Estradas falsas mas feitas de forma a suportar a passagem de automóveis da época; fachadas simuladas com todo o detalhe; escadas com meia dúzia de degraus mas que parecem realmente levar a outro piso; uma cama na vertical, permitindo filmar uma personagem “deitada” sem os inconvenientes visuais da gravidade sobre o rosto e o corpo – é com muita madeira sustentada por banais andaimes que se faz magia. E, como nos truques dos mágicos, o melhor é desconhecer os pormenores para manter o encantamento.

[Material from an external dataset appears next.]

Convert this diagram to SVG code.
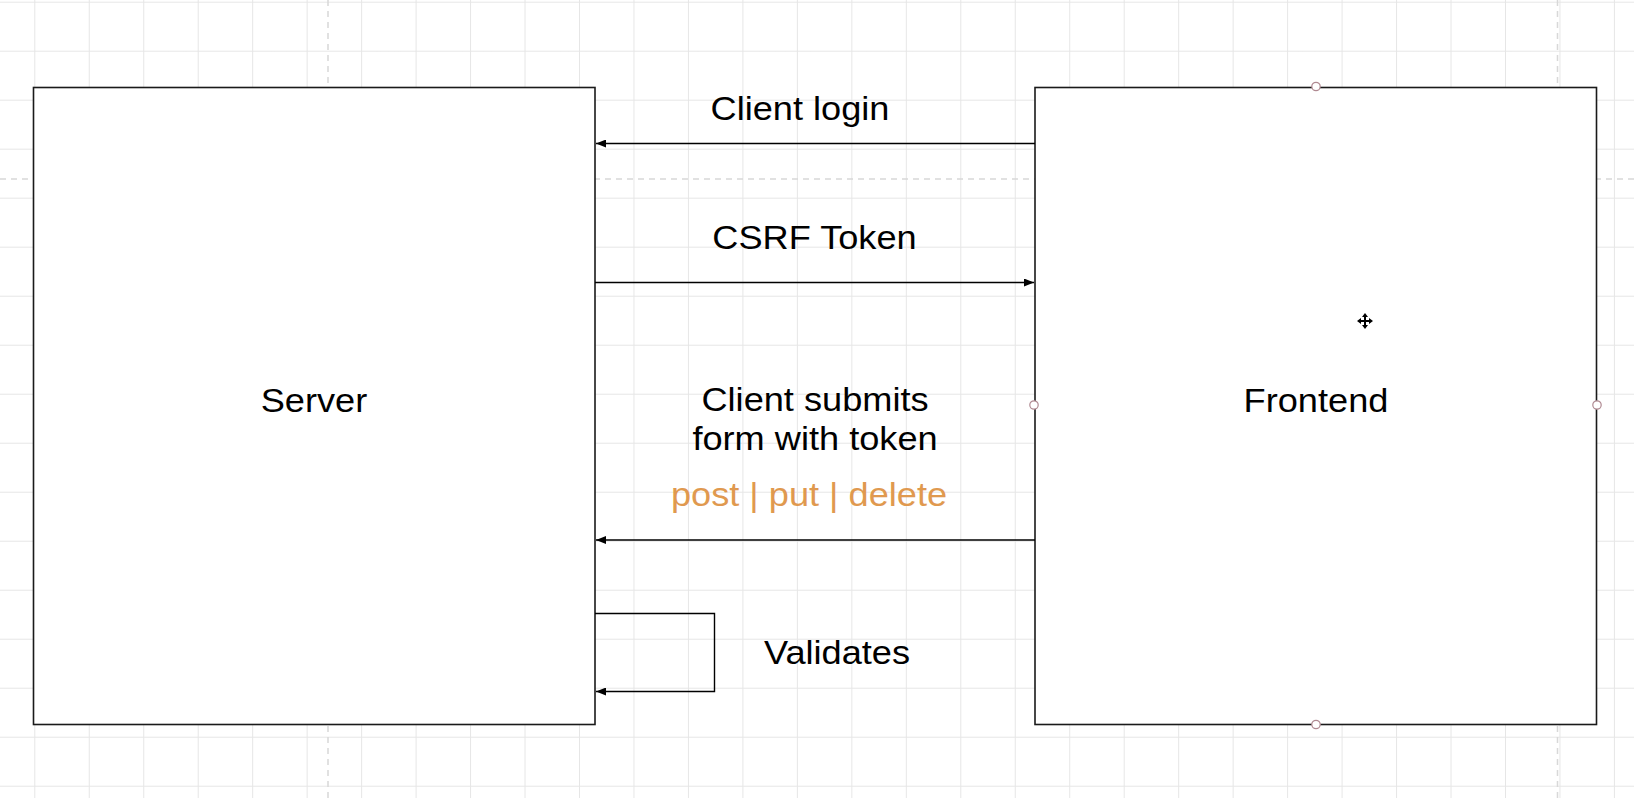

Quem ficar seduzido pelo ambiente da série deverá gostar de visitar estes lugares de Madrid que poderiam ter-lhe servido de cenário:

Hotel Palace
Situado centro da cidade, no denominado Triângulo da Arte – que reúne os três museus mais importantes, Prado, Thyssen-Bornemisza‎ e Reina Sofia – acolheu os primeiros hóspedes em 1912. Da lista dos seus clientes mais famosos constam Albert Einstein, Madame Curie, Pablo Picasso e Ernest Hemingway. Na década de 20 era conhecido pelos seus cocktails, que continuam a ser sugeridos em muitos guias de viagem.

Hotel Ritz
Na mesma zona do Palace, o Hotel Ritz nasceu do empenho do rei Alfonso XIII para que Madrid possuísse uma unidade hoteleira à altura de acolher a nobreza europeia. Abriu em 1910, ao longo dos tempos recebeu muitos representantes de casas reais e outras personalidades internacionais e hoje continua a ser um marco incontornável da cidade. O bar El Hall é um espaço agradável para fazer uma refeição ligeira ao som do piano e imaginar como seria o ambiente nos anos 20.

1862 Dry Bar
Tem apenas cinco anos mas oferece cocktails clássicos como o “White Lady” que as protagonistas bebem na série – e o dono, Alberto Martínez, que trocou a engenharia industrial pela arte de bem fazer estas bebidas, tem todo o gosto em partilhar a receita. O nome homenageia o primeiro livro de coquetelaria da história, The Bon Vivant’s Companion, publicado nos Estados Unidos em 1862, curiosamente o ano de construção do edifício onde se situa o bar (Calle del Pez, 27).

Museo Chicote
Perico Chicote trabalhou como ajudante de bar no Hotel Ritz e foi barman do Pidoux, o mais famoso bar de cocktails de Madrid na década de 20. Em 1931 abriu este espaço que foi frequentado por Ava Gardner, Frank Sinatra, Grace Kelly e muitas outras estrelas mundiais. Fica na Gran Vía e continua a ser uma referência incontornável da cidade.

Restaurante Botín
Fundado em 1725, foi considerado o restaurante mais antigo do mundo no livro dos recordes Guiness de 1987. Uma das referências da cozinha tradicional na capital espanhola, também atraiu personalidades internacionais, nomeadamente escritores, que o mencionam nas suas obras. Ernest Hemingway, por exemplo, era grande apreciador do espaço e tornou-se amigo de Emilio González, pai e avô os atuais proprietários.

Casa Labra
Esta taberna/restaurante existe desde 1860 e faz parte da História por muitos motivos, entre eles o facto de ter sido cenário da fundação do PSOE, Partido Socialista Obrero Español, em 1879. É famosa pelos pratos de bacalhau, incluindo “croquetas” que sabem bem com uma cerveja ou um copo de vinho ao fim do dia. Certamente um dos lugares onde a humilde Marga se sentiria em casa, costuma ter filas à porta portanto convém chegar cedo.